As is my habit when driving to work on Saturday afternoon, I flipped to This American Life. (If you’re not familiar with the show, you really should be. It’s a weekly program that has various documentary-ish stories about everything ranging from haunted houses to the financial crisis. Start by listening to something from this list, and go from there.)
Anyway. I’d heard the promos for this week’s episode. It was about finding that one-in-a-million person, the one who you weren’t sure you’d be able to find. Act One of the episode was about a man going back to China to find a woman he’d met years earlier, and I caught the tail end of the act when I switched to NPR. Act Two started up after the station break, and was totally unexpected: it was about two eight-year-old transgender girls. (The episode is available online here, via This American Life.)
The act was called ‘Tom Girls’ and was about a conference on the west coast for families with transgender children. These two girls, Lilly and Thomasina, had never met other transgender children and were amazed that someone else might share the same experiences they did, the same fears and hopes.
It sort of blindsided me as I was driving, because they didn’t lead into it with any indication of what was coming. It was a well-done setup: two girls saying “We’re best friend because we’re both nice. We both like Chinese food. We’re both eight. We both have crooked teeth.” And then, at the prompting of the produced, “Oh yeah. We’re both girls. We’re not boys.” At which point they do the ‘big reveal’ that these girls are trans.

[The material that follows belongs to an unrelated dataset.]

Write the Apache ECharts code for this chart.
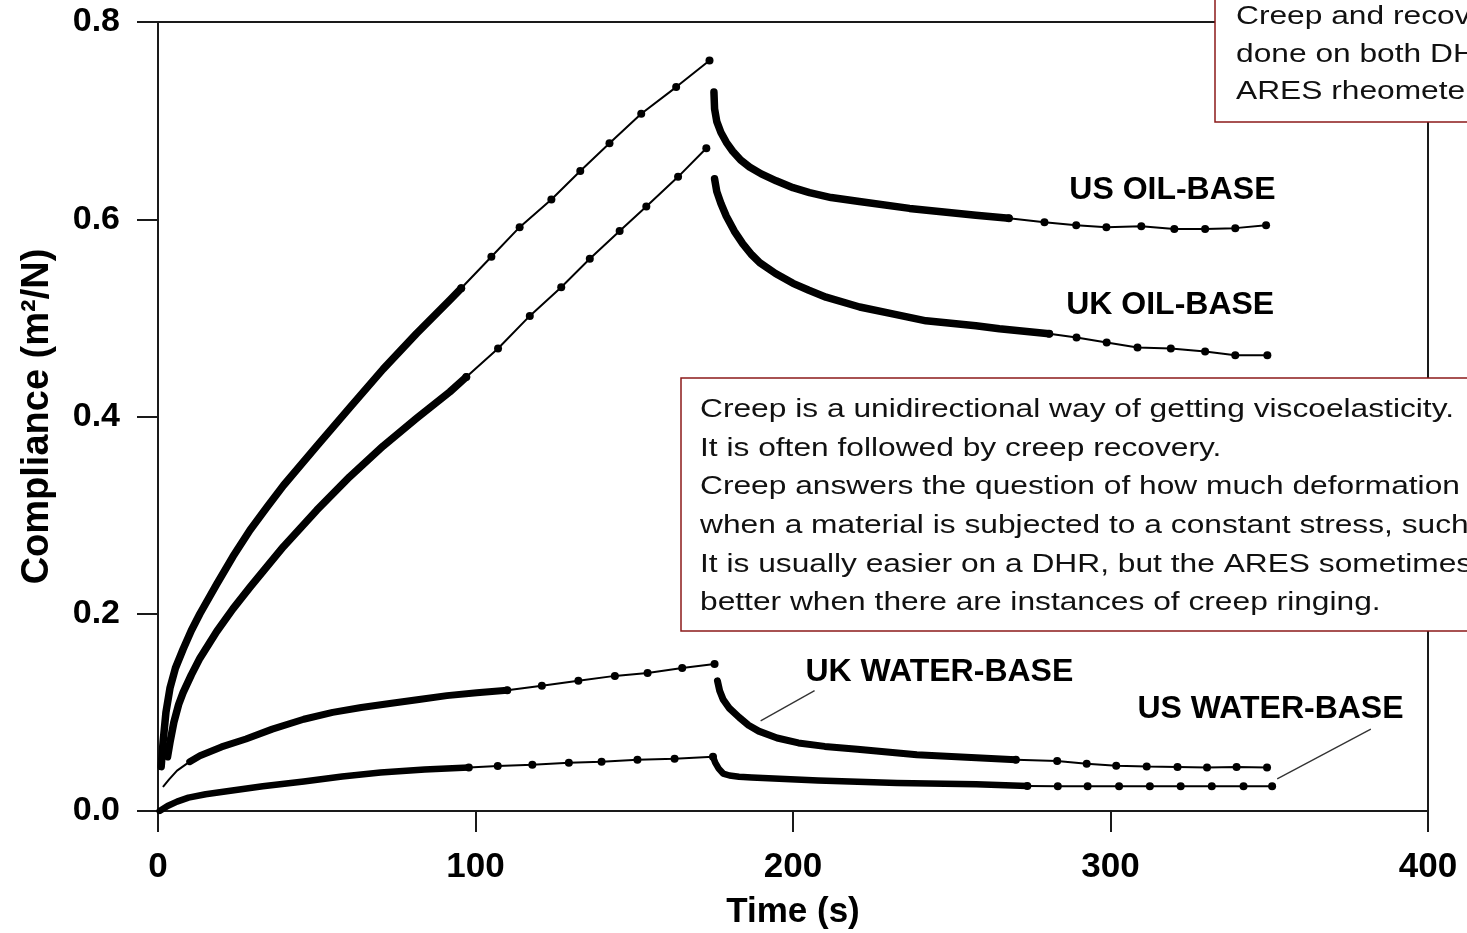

They’re also extremely eloquent (and/or the piece is very well-edited). When speaking about whether or not their friends know they’re trans, one of the girls says, “Well, some do. But some just think I’m normal. It’s nice, sometimes, to have someone just think you’re normal.”
I think that’s about the time I started crying, driving over to pick up my friend.
Because she’s right. It is nice to sometimes just be ‘normal.’ (I thought, as I was driving to pick up my friend who stage managed my show about being trans, to drive up to the theatre I’ve taken classes and taught at for fifteen years. Where I’m normal. But not ‘not trans.’)
Thomasina and Lilly are also adorably young; simultaneously worldly and naive. One of the girls speaks about how it might be bad if news of her being trans got out, that reporters would “bang on [her] door, yelling ‘How do you feel being transgender?!’ Or ‘Why did you change your name?!’ Or “I like your new haircut! What’s your favorite kind of jewel?!’ That would be very painful, and annoying.”
This American Life doesn’t sugar-coat Lilly and Thomasina’s life, sharing quotes from both the girls and their parents about how other kids tease them at school, other childrens’ parents complained to the principal at school, how Lilly and Thomasina’s parents themselves have had trouble adjusting to the big change in their childrens’ lives.
For all that, it’s really hard not to fantasize about what life would have been like had I come out to my parents when I was five. “Sure, a lot about growing up and going to school and socializing would have been harder,” I think to myself, “but it was hard anyway. It was hard because I wasn’t out and transitioning.” Of course, I try to contrast that with what I’ve been told by older trans men and women, that I’m “so lucky” to be transitioning so young.
Ultimately, I know both are true: I’ll probably always wish that I’d come out and started transitioning twenty years ago, when I was Lilly and Thomasina’s age, and that doing so probably would have made many parts of my life easier. But I’m also extremely glad I’m transitioning now and not twenty years in the future.
I just need to try and focus more on the ‘being happy now’ part than the ‘regretting what’s past’ part.